- Born: August 30, 1911 Ft. Morgan, Colorado
- Died: March 19, 1996 (aged 84) Iowa Falls, Iowa, Hardin County, Iowa
- Occupations: Environmentalist, broadcaster, columnist
- Spouse: Ruth Calkins
- Website: Calkins Nature Area

= Homer D. Calkins =

American environmentalist

Homer D. Calkins (August 30, 1911 – March 19, 1996) was an American environmentalist who became a leading voice in the effort to save native habitat in Hardin County. He worked to develop county parks that met needs from plug-in campers to untouched wilderness areas. He was instrumental in delaying construction of a rerouted U.S. Highway 20 through the Iowa River Greenbelt in Hardin County, Iowa. Calkins received posthumous awards from the Iowa Wildlife Federation and the Iowa Wildlife Rehabilitators Association praising his long relationship to nature.

==Marriage==
On March 24, 1940, Calkins married Ruth Winifred Robinson at the Little Brown Church ("The Church in the Wildwood"), Nashua, Iowa.

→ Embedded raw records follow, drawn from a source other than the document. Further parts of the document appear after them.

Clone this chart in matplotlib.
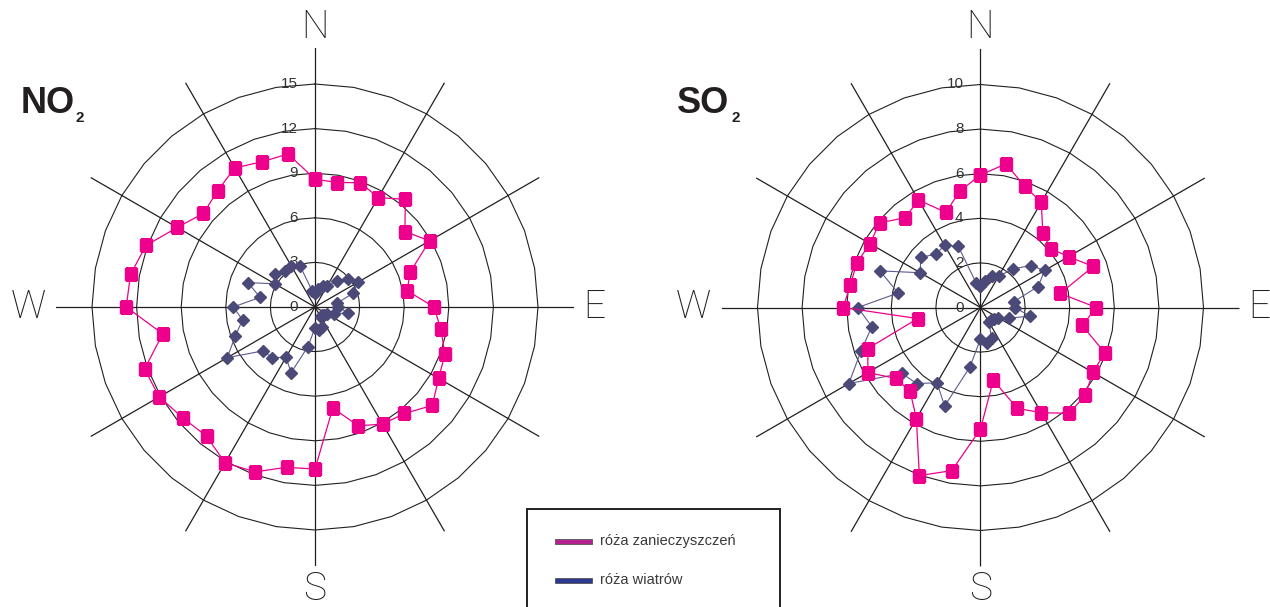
import numpy as np
import matplotlib.pyplot as plt
from matplotlib import transforms
from matplotlib.patches import Rectangle

# kierunki co 10 stopni, od N zgodnie z ruchem wskazówek zegara
directions = np.arange(0, 360, 10)

# róża zanieczyszczeń NO2
no2_rose = [8.6, 8.5, 8.9, 8.5, 9.45, 7.9, 8.9, 6.8, 6.3, 8.0,
            8.6, 9.3, 9.6, 10.3, 9.35, 9.1, 8.5, 6.9, 10.9, 10.95,
            11.8, 12.1, 11.35, 11.6, 12.1, 12.2, 10.4, 12.7, 12.6, 12.1,
            10.7, 9.8, 10.2, 10.8, 10.4, 10.45]

# róża zanieczyszczeń SO2
so2_rose = [5.94, 6.54, 5.79, 5.45, 4.35, 4.11, 4.56, 5.38, 3.63, 5.2,
            4.63, 5.93, 5.82, 6.13, 6.19, 5.45, 4.81, 3.31, 5.45, 7.43,
            8.02, 5.75, 4.91, 4.95, 5.83, 5.38, 2.86, 6.16, 5.92, 5.9,
            5.72, 5.91, 5.25, 5.57, 4.54, 5.31]

# róża wiatrów (ta sama dla obu wykresów)
wind_rose = [0.95, 1.22, 1.5, 1.62, 2.25, 2.93, 3.32, 2.75, 1.52, 1.55,
             2.25, 1.38, 0.9, 0.8, 0.72, 0.75, 1.45, 1.6, 1.4, 2.7,
             4.7, 3.9, 4.45, 4.6, 6.82, 5.7, 4.95, 5.5, 3.75, 4.8,
             3.12, 3.5, 3.12, 3.22, 2.92, 1.12]

no2_rings = [3, 6, 9, 12, 15]
so2_rings = [2, 4, 6, 8, 10]

compass = ['N', 'E', 'S', 'W']
legend_labels = ['róża zanieczyszczeń', 'róża wiatrów']

W, H = 1270, 607
ink = '#231f20'
pink = '#ec008c'
navy = '#4a4977'

fig = plt.figure(figsize=(12.7, 6.07), dpi=100)
fig.patch.set_facecolor('white')


def draw_rose(cx, cy, rings, pollution, name):
    rad = 259  # promień osi w pikselach
    ax = fig.add_axes([(cx - rad) / W, (H - cy - rad) / H, 2 * rad / W, 2 * rad / H],
                      projection='polar')
    ax.set_theta_zero_location('N')
    ax.set_theta_direction(-1)
    outer = rings[-1] * rad / 223
    ax.set_ylim(0, outer)
    ax.grid(False)
    ax.set_xticks([])
    ax.set_yticks([])
    ax.spines['polar'].set_visible(False)
    ax.patch.set_alpha(0)

    th = np.deg2rad(directions)
    th_c = np.append(th, th[0])

    # pierścienie siatki (wielokąty) i promienie co 30 stopni
    for v in rings:
        ax.plot(th_c, np.full(len(th_c), v), color=ink, lw=0.8, zorder=1)
    for a in range(0, 360, 30):
        ax.plot([np.deg2rad(a)] * 2, [0, outer], color=ink, lw=0.9, zorder=1)

    # etykiety skali
    off = transforms.offset_copy(ax.transData, fig=fig, x=-17, y=0, units='dots')
    for v in [0] + list(rings):
        ax.text(0, v, str(v), transform=off, ha='right', va='center',
                fontsize=11, color='#333333', family='Liberation Sans', zorder=2)

    # róża wiatrów
    ax.plot(th_c, np.append(wind_rose, wind_rose[0]), color='#5c5b8c', lw=0.8,
            marker='D', markersize=5.8, markerfacecolor=navy, markeredgecolor=navy,
            zorder=3)
    # róża zanieczyszczeń
    ax.plot(th_c, np.append(pollution, pollution[0]), color=pink, lw=0.9,
            marker='s', markersize=8, markerfacecolor=pink, markeredgecolor=pink,
            zorder=4)

    # oznaczenia kierunków
    dist = {'N': 280, 'E': 279, 'S': 282, 'W': 287}
    for k, lbl in enumerate(compass):
        ax.text(np.deg2rad(90 * k), outer * dist[lbl] / rad, lbl,
                ha='center', va='center', fontsize=28, color=ink,
                family=['Roboto', 'DejaVu Sans'], fontweight='light')

    # nazwa zanieczyszczenia z indeksem dolnym
    tx = cx - 294 if name == 'NO' else cx - 304
    fig.text(tx / W, (H - 113) / H, name, fontsize=26, fontweight='bold',
             family='Liberation Sans', color=ink, va='baseline')
    fig.text((tx + 55) / W, (H - 121.5) / H, '2', fontsize=11, fontweight='bold',
             family='Liberation Sans', color=ink, va='baseline')
    return ax


draw_rose(315, 307, no2_rings, no2_rose, 'NO')
draw_rose(980.5, 307.5, so2_rings, so2_rose, 'SO')

# legenda w ramce
fig.add_artist(Rectangle((527 / W, -0.05), (780 - 527) / W, (H - 509) / H + 0.05,
                         transform=fig.transFigure, fill=False, edgecolor=ink,
                         lw=1.4, clip_on=False))
legend_colors = ['#b5218e', '#2b3990']
for lbl, col, y in zip(legend_labels, legend_colors, [541, 580.5]):
    fig.add_artist(Rectangle((555 / W, (H - y - 2.5) / H), 37 / W, 5 / H,
                             transform=fig.transFigure, facecolor=col,
                             edgecolor='#555555', lw=0.6))
    fig.text(600 / W, (H - y) / H, lbl, fontsize=10.5, color='#3a3a3a',
             family='Liberation Sans', va='center', ha='left')

fig.savefig('out.png', dpi=100)
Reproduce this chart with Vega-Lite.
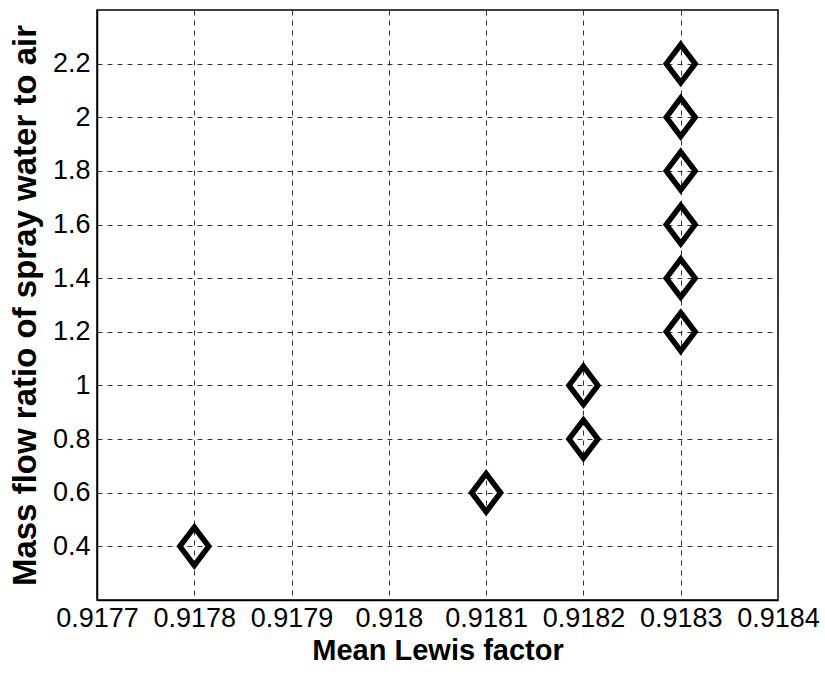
{
  "$schema": "https://vega.github.io/schema/vega-lite/v6.json",
  "autosize": "none",
  "width": 681,
  "height": 590,
  "padding": {"left": 97, "top": 10, "right": 47, "bottom": 75},
  "background": "white",
  "config": {
    "view": {"stroke": "black", "strokeWidth": 1.5},
    "font": "Liberation Sans"
  },
  "data": {
    "values": [
      {"lewis": 0.9178, "ratio": 0.4},
      {"lewis": 0.9181, "ratio": 0.6},
      {"lewis": 0.9182, "ratio": 0.8},
      {"lewis": 0.9182, "ratio": 1.0},
      {"lewis": 0.9183, "ratio": 1.2},
      {"lewis": 0.9183, "ratio": 1.4},
      {"lewis": 0.9183, "ratio": 1.6},
      {"lewis": 0.9183, "ratio": 1.8},
      {"lewis": 0.9183, "ratio": 2.0},
      {"lewis": 0.9183, "ratio": 2.2}
    ]
  },
  "mark": {
    "type": "point",
    "shape": "M0,-0.9L0.68,0L0,0.9L-0.68,0Z",
    "size": 1800,
    "filled": false,
    "fill": null,
    "stroke": "black",
    "strokeWidth": 5.5,
    "strokeJoin": "miter",
    "opacity": 1
  },
  "encoding": {
    "x": {
      "field": "lewis",
      "type": "quantitative",
      "scale": {"domain": [0.9177, 0.9184], "nice": false, "zero": false},
      "axis": {
        "title": "Mean Lewis factor",
        "values": [0.9177, 0.9178, 0.9179, 0.918, 0.9181, 0.9182, 0.9183, 0.9184],
        "format": ".4~f",
        "labelFontSize": 27,
        "labelColor": "black",
        "labelPadding": 5,
        "labelFlush": false,
        "labelOverlap": false,
        "ticks": false,
        "domainColor": "black",
        "domainWidth": 1.5,
        "grid": true,
        "gridColor": "#333",
        "gridDash": [5, 5],
        "gridWidth": 1,
        "gridOpacity": 1,
        "titleFontSize": 29,
        "titleFontWeight": "bold",
        "titleColor": "black",
        "titlePadding": 5
      }
    },
    "y": {
      "field": "ratio",
      "type": "quantitative",
      "scale": {"domain": [0.2, 2.4], "nice": false, "zero": false},
      "axis": {
        "title": "Mass flow ratio of spray water to air",
        "values": [0.4, 0.6, 0.8, 1.0, 1.2, 1.4, 1.6, 1.8, 2.0, 2.2],
        "format": "~g",
        "labelFontSize": 27,
        "labelColor": "black",
        "labelPadding": 7,
        "labelFlush": false,
        "labelOverlap": false,
        "ticks": false,
        "domainColor": "black",
        "domainWidth": 1.5,
        "grid": true,
        "gridColor": "#333",
        "gridDash": [5, 5],
        "gridWidth": 1,
        "gridOpacity": 1,
        "titleFontSize": 33,
        "titleFontWeight": "bold",
        "titleColor": "black",
        "titlePadding": 10
      }
    }
  }
}
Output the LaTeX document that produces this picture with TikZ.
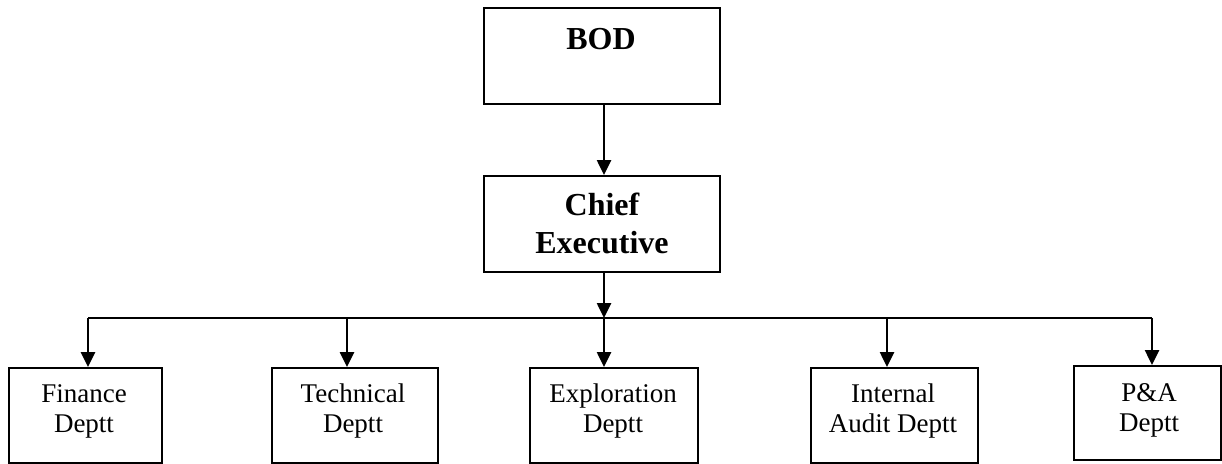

==Hardin County Conservation Board==
On October 5, 1960, Homer Calkins was hired as the first executive director of the Hardin County Conservation Board. He remained as the executive director of the Board for 18 years, and rehabilitated injured animals most of his life.

==Media Work==
While executive director of the Hardin County Conservation Board, Calkins had a long-running radio show on radio station KIFG-AM. In a folksy style similar to Aldo Leopold's A Sand County Almanac, Calkins would speak about natural scenes observed locally. Calkins also wrote weekly newspaper columns for the Iowa Falls Times-Citizen, the Ackley World Journal, and the Eldora Herald-Ledger.

==Donation==
Homer Calkins and his wife Ruth donated their 76 acre farm to the Ellsworth Community College Board of Trustees in 1981. Bordering the Iowa River in north central Iowa, the nature center includes woodland, wetland, and reconstructed native prairie. In the late 1990s, students in Landscape Architecture from Iowa State University worked under Professor William Grundman on site and development plans for the Calkins Nature Area.